The top Pentagon spokesman says the Oscar-winning success of The Hurt Locker, which won six Academy Awards Sunday night, is a testament to the positive aspects of embedding.
Specifically, the film's award for best original screenplay, given to reporter Mark Boal -- who embedded with U.S. troops in Iraq in 2004 -- shows the embedding program helps paint a true picture.
"We feel that embedding gives an opportunity to get first-hand knowledge of the challenges our people face as they prosecute war," Bryan Whitman, deputy assistant secretary of defense for media relations, told me. "We have found that over time anyone who spends any amount of time with our folks in the field comes away with an appreciation of how well-trained they are and how well-equipped they are."
Boal's embedded adventure was first reported in a September 2005 article for Playboy, which he turned into "The Hurt Locker" script.

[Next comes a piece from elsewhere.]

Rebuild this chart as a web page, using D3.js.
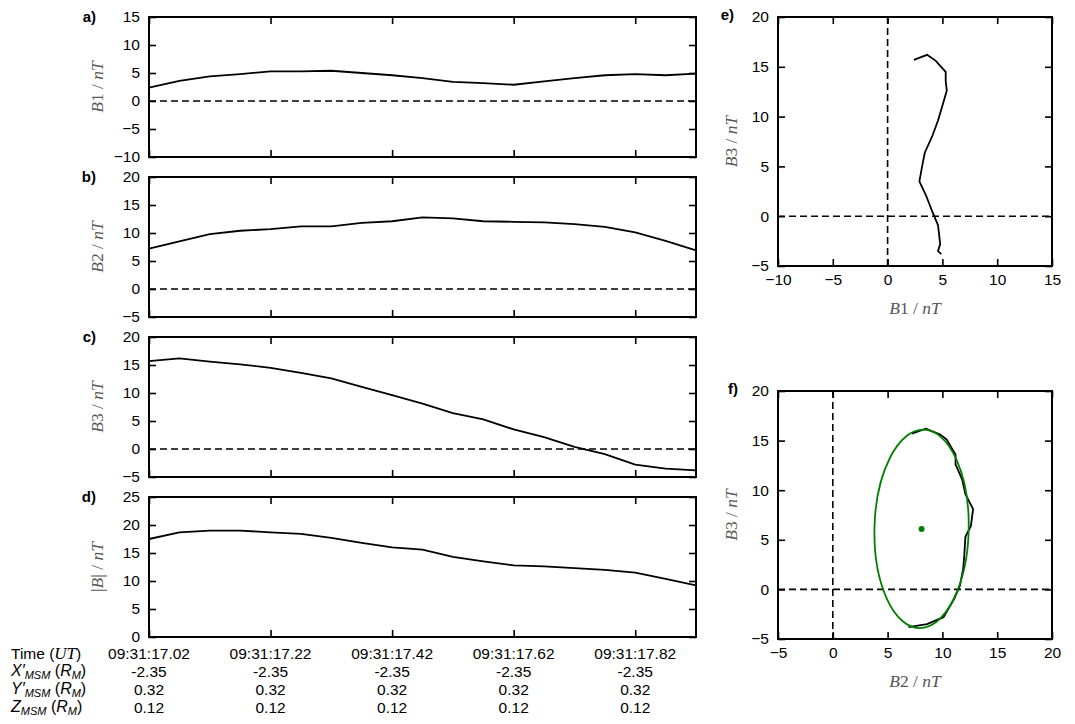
<!DOCTYPE html>
<meta charset="utf-8">
<style>
body { margin: 0; background: #fff; }
text { font-family: "Liberation Sans", Arial, sans-serif; }
.tick text { font-size: 15.5px; fill: #000; }
.tick line { stroke: #000; stroke-width: 1.6; }
.domain { display: none; }
.frame { fill: none; stroke: #000; stroke-width: 2; }
.zero { stroke: #000; stroke-width: 1.6; stroke-dasharray: 7,4; }
.trace { fill: none; stroke: #000; stroke-width: 1.8; }
.math { font-family: "Liberation Serif", "DejaVu Serif", serif; font-size: 17.5px; fill: #555; }
.tab { font-size: 15.5px; fill: #000; }
.letter { font-size: 15px; font-weight: bold; }
</style>
<svg width="1075" height="724"></svg>
<script src="https://d3js.org/d3.v7.min.js"></script>
<script>

// sample times (seconds after 09:31)
var times = [17.02, 17.07, 17.12, 17.17, 17.22, 17.27, 17.32, 17.37, 17.42, 17.47,
             17.52, 17.57, 17.62, 17.67, 17.72, 17.77, 17.82, 17.87, 17.92];
var B1 = [2.4, 3.6, 4.4, 4.8, 5.3, 5.3, 5.4, 5.0, 4.6, 4.1, 3.4, 3.2, 2.9, 3.5, 4.1, 4.6, 4.8, 4.6, 4.9];
var B2 = [7.2, 8.5, 9.8, 10.4, 10.7, 11.2, 11.2, 11.8, 12.1, 12.8, 12.6, 12.1, 12.0, 11.9, 11.6, 11.1, 10.1, 8.6, 6.9];
var B3 = [15.7, 16.2, 15.6, 15.1, 14.5, 13.6, 12.6, 11.1, 9.6, 8.1, 6.4, 5.3, 3.5, 2.1, 0.4, -0.9, -2.8, -3.5, -3.8];
var Bmag = [17.5, 18.7, 19.0, 19.0, 18.7, 18.4, 17.7, 16.8, 16.0, 15.6, 14.3, 13.5, 12.8, 12.6, 12.3, 12.0, 11.5, 10.4, 9.2];

var timeTicks = [17.02, 17.22, 17.42, 17.62, 17.82];
var timeLabels = ["09:31:17.02", "09:31:17.22", "09:31:17.42", "09:31:17.62", "09:31:17.82"];
var xMSM = ["-2.35", "-2.35", "-2.35", "-2.35", "-2.35"];
var yMSM = ["0.32", "0.32", "0.32", "0.32", "0.32"];
var zMSM = ["0.12", "0.12", "0.12", "0.12", "0.12"];

// fitted ellipse in B2-B3 plane: centre, semi-axes (B2, B3), tilt in degrees
var ellipseCenter = [8.1, 6.1];
var ellipseAxes = [4.3, 10.0];
var ellipseTilt = 1.3;

var svg = d3.select("svg");
var tickLen = 7;

function frame(g, x, y, xt, yt, showX, showY) {
  var w = x.range()[1] - x.range()[0], h = y.range()[0] - y.range()[1];
  g.append("g").attr("class", "axis")
      .attr("transform", "translate(0," + h + ")")
      .call(d3.axisBottom(x).tickValues(xt).tickSize(-tickLen).tickPadding(8)
        .tickFormat(showX ? null : ""));
  g.append("g").attr("class", "axis")
      .call(d3.axisTop(x).tickValues(xt).tickSize(-tickLen).tickFormat(""));
  g.append("g").attr("class", "axis")
      .call(d3.axisLeft(y).tickValues(yt).tickSize(-tickLen).tickPadding(9)
        .tickFormat(showY ? null : ""));
  g.append("g").attr("class", "axis")
      .attr("transform", "translate(" + w + ",0)")
      .call(d3.axisRight(y).tickValues(yt).tickSize(-tickLen).tickFormat(""));
  g.append("rect").attr("class", "frame").attr("width", w).attr("height", h);
}

function mathLabel(sel, parts) {
  parts.forEach(function(p) {
    sel.append("tspan").attr("font-style", p[1] ? "italic" : "normal").text(p[0]);
  });
}

// ---- left time-series panels
var left = 149, right = 696, ph = 140;
var panels = [
  {key: "a)", data: B1, dom: [-10, 15], name: [["B", 1], ["1 / ", 0], ["nT", 1]], top: 17},
  {key: "b)", data: B2, dom: [-5, 20], name: [["B", 1], ["2 / ", 0], ["nT", 1]], top: 177},
  {key: "c)", data: B3, dom: [-5, 20], name: [["B", 1], ["3 / ", 0], ["nT", 1]], top: 337},
  {key: "d)", data: Bmag, dom: [0, 25], name: [["|", 0], ["B", 1], ["| / ", 0], ["nT", 1]], top: 497}
];

var x = d3.scaleLinear().domain([17.02, 17.92]).range([0, right - left]);

panels.forEach(function(p, i) {
  var y = d3.scaleLinear().domain(p.dom).range([ph, 0]);
  var g = svg.append("g").attr("transform", "translate(" + left + "," + p.top + ")");

  g.append("line").attr("class", "zero")
      .attr("x1", 0).attr("x2", right - left)
      .attr("y1", y(0)).attr("y2", y(0));

  g.append("path").attr("class", "trace")
      .attr("d", d3.line()
        .x(function(d, j) { return x(times[j]); })
        .y(function(d) { return y(d); })(p.data));

  frame(g, x, y, timeTicks, d3.range(p.dom[0], p.dom[1] + 1, 5), false, true);

  var lab = svg.append("text").attr("class", "math")
      .attr("transform", "translate(103," + (p.top + ph / 2) + ") rotate(-90)")
      .attr("text-anchor", "middle");
  mathLabel(lab, p.name);

  svg.append("text").attr("class", "letter")
      .attr("x", 96).attr("y", p.top + 5).attr("text-anchor", "end").text(p.key);
});

// time / position table under panel d
var rows = [timeLabels, xMSM, yMSM, zMSM];
var rowY = [659, 677, 695, 713];
rows.forEach(function(r, k) {
  svg.selectAll(null).data(timeTicks).enter().append("text")
      .attr("class", "tab")
      .attr("x", function(d) { return left + x(d); })
      .attr("y", rowY[k])
      .attr("text-anchor", "middle")
      .text(function(d, j) { return r[j]; });
});

var t0 = svg.append("text").attr("class", "tab").attr("x", 11).attr("y", rowY[0]);
t0.append("tspan").text("Time (");
t0.append("tspan").attr("font-family", "Liberation Serif, serif").attr("font-style", "italic")
    .attr("font-size", 17).text("UT");
t0.append("tspan").text(")");

[["X", "′"], ["Y", "′"], ["Z", ""]].forEach(function(v, k) {
  var t = svg.append("text").attr("x", 11).attr("y", rowY[k + 1] - 1)
      .attr("font-family", "Liberation Serif, serif").attr("font-size", 16);
  t.append("tspan").attr("font-style", "italic").text(v[0] + v[1]);
  t.append("tspan").attr("font-style", "italic").attr("font-size", 11).attr("dy", 3).text("MSM");
  t.append("tspan").attr("dy", -3).text(" (");
  t.append("tspan").attr("font-style", "italic").text("R");
  t.append("tspan").attr("font-style", "italic").attr("font-size", 11).attr("dy", 3).text("M");
  t.append("tspan").attr("dy", -3).text(")");
});

// ---- hodograms
var hx0 = 778, hx1 = 1052;

function hodo(top, bottom, xdom, ydom, xs, ys, xname, yname, key, keyX) {
  var xs_ = d3.scaleLinear().domain(xdom).range([0, hx1 - hx0]);
  var ys_ = d3.scaleLinear().domain(ydom).range([bottom - top, 0]);
  var g = svg.append("g").attr("transform", "translate(" + hx0 + "," + top + ")");

  g.append("line").attr("class", "zero")
      .attr("x1", 0).attr("x2", hx1 - hx0).attr("y1", ys_(0)).attr("y2", ys_(0));
  g.append("line").attr("class", "zero")
      .attr("x1", xs_(0)).attr("x2", xs_(0)).attr("y1", 0).attr("y2", bottom - top);

  g.append("path").attr("class", "trace")
      .attr("d", d3.line()
        .x(function(d, j) { return xs_(xs[j]); })
        .y(function(d, j) { return ys_(ys[j]); })(xs));

  frame(g, xs_, ys_, d3.range(xdom[0], xdom[1] + 1, 5), d3.range(ydom[0], ydom[1] + 1, 5), true, true);

  var yl = svg.append("text").attr("class", "math")
      .attr("transform", "translate(737," + ((top + bottom) / 2) + ") rotate(-90)")
      .attr("text-anchor", "middle");
  mathLabel(yl, yname);
  var xl = svg.append("text").attr("class", "math")
      .attr("x", (hx0 + hx1) / 2).attr("y", bottom + 48)
      .attr("text-anchor", "middle");
  mathLabel(xl, xname);

  svg.append("text").attr("class", "letter")
      .attr("x", keyX).attr("y", top + 3).attr("text-anchor", "end").text(key);
  return {g: g, x: xs_, y: ys_};
}

hodo(17, 266, [-10, 15], [-5, 20], B1, B3,
     [["B", 1], ["1 / ", 0], ["nT", 1]], [["B", 1], ["3 / ", 0], ["nT", 1]], "e)", 734);

var f = hodo(391, 639, [-5, 20], [-5, 20], B2, B3,
     [["B", 1], ["2 / ", 0], ["nT", 1]], [["B", 1], ["3 / ", 0], ["nT", 1]], "f)", 738);

var cx = f.x(ellipseCenter[0]), cy = f.y(ellipseCenter[1]);
f.g.append("ellipse")
    .attr("cx", cx).attr("cy", cy)
    .attr("rx", f.x(ellipseCenter[0] + ellipseAxes[0]) - cx)
    .attr("ry", cy - f.y(ellipseCenter[1] + ellipseAxes[1]))
    .attr("transform", "rotate(" + ellipseTilt + "," + cx + "," + cy + ")")
    .attr("fill", "none").attr("stroke", "#008000").attr("stroke-width", 1.8);
f.g.append("circle").attr("cx", cx).attr("cy", cy).attr("r", 3).attr("fill", "#008000");

</script>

Prior to winning on Sunday, Boal came under fire from at least one critic, Master Sgt. Jeffrey S. Sarver. He was in the unit that Boal embedded with and sued the screenwriter claiming he was the basis for at least part of the film.
Whitman says the number of embedded journalists in Iraq, which reached more than 700 in the heat of 2003, is now down below 30. Afghanistan embeds range between 30 and 40.
Whitman contends the attention given to a former embed at the Oscars is a great sign of success for the embedded program.
"Journalists who spend any time with our troops walk away with a sense of professionalism and a sense of the challenges they face everyday," Whitman said.